Grenada’s Olympian Kirani James sets high expectations for Tokyo Olympics

Grenada's Kirani James reacts after winning his heat in the Men's 400 Metres at the World Athletics Championships, Khalifa International Stadium, Doha, Qatar on Oct. 1, 2019.
REUTERS/Lucy NicholsonAthletics/File

Grenada’s star Olympian and former Alabama track star Kirani James has sets high expectations for the Tokyo Olympics.

According to the Tuscaloosa News, James, 28, has been making history since he was a teenager.

“This summer, James will have the chance to prove that he is as strong as ever following a comeback from an autoimmune condition,” said the News on Monday, noting that, when James took home the gold in the 400 meters at the 2012 London Olympics, “he was immediately granted legend status in the small Caribbean island he calls home.

“The victory made him Grenada’s first and only Olympic medalist, a title he still holds today after winning a silver in Rio in 2016 as well,” it added.

James’s gold-medal time in London was 43.94 seconds, becoming the first runner from outside of the United States to break the 44-second mark.

“It was clear from a young age that James had what it takes to compete at the highest level.
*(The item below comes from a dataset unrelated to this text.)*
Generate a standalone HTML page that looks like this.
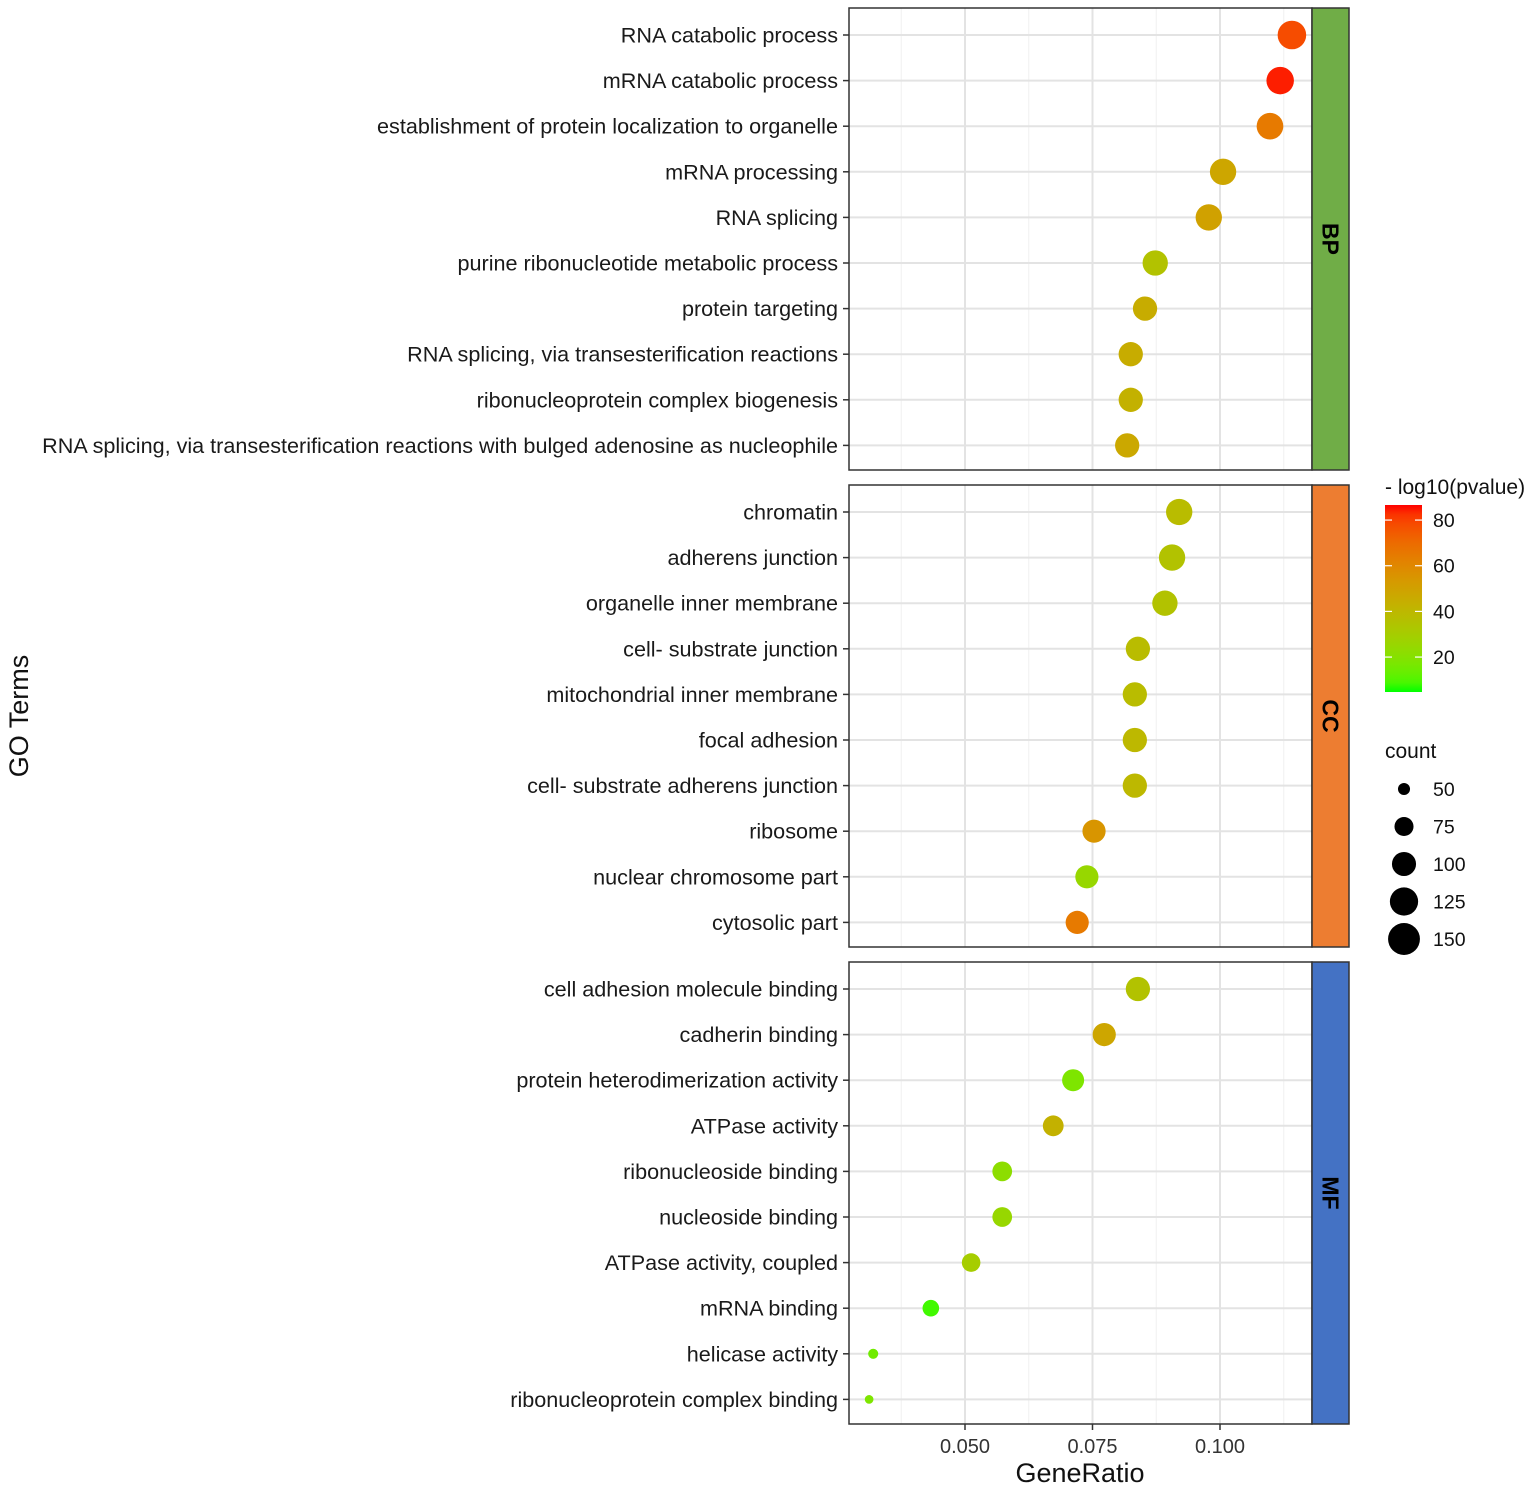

As a teenager, James quickly separated himself from the crowd, running a 46.96 in the 400 to clock the fastest time ever by a 14-year-old for that event.

The Tuscaloosa News said James’s success as a runner only grew as he won gold medals at the CARIFTA Games and the Commonwealth Youth Games, along with silver medals in the 400 at the 2007 World Youth and 2008 World Junior Championships.

The next year, James made history as the first athlete to run a 200/400 double at the 2009 World Youth Championships, the News said.

In addition, it said James reigned as the 2010 World Junior Champion.

“However, just a year after an impressive performance at his second Olympic Games, James felt off; he ran the slowest time in a final since he was 16 at the 2017 Drake Relays and took a long time to recover,” said the News, stating that James was soon diagnosed with Graves disease – an autoimmune disorder that leads to a hyperactive thyroid – “and was forced to take more than a year off.”

While recovering, the News said James lost 20 pounds “before he found the right medication to help him manage the condition.”

It said the Olympian made his comeback about 14 months later with a win at the Racers Grand Prix in Jamaica.

“Now, back at full strength, he is ready to compete on the global stage once again,” said the News, noting that, after becoming Grenada’s first Olympic medalist, James received two huge honors from his home country.

He was named Grenada’s 2012 Male Sportsman of the Year and was also honored with the renaming of a road after him, the News said.

It said that, in January, Kirani James Boulevard was revealed in Grenada’s capital, St George’s.

“Through it all, James has proved his longevity as a star sprinter,” the News said. “He is one of just nine athletes to win world championships at the youth, junior and senior level of an athletic event.”

To add to James’s long lists of “firsts,” the former Alabama student was the first 400 runner ever to win world titles at the U18, U20, world championships and Olympic Games, the News said.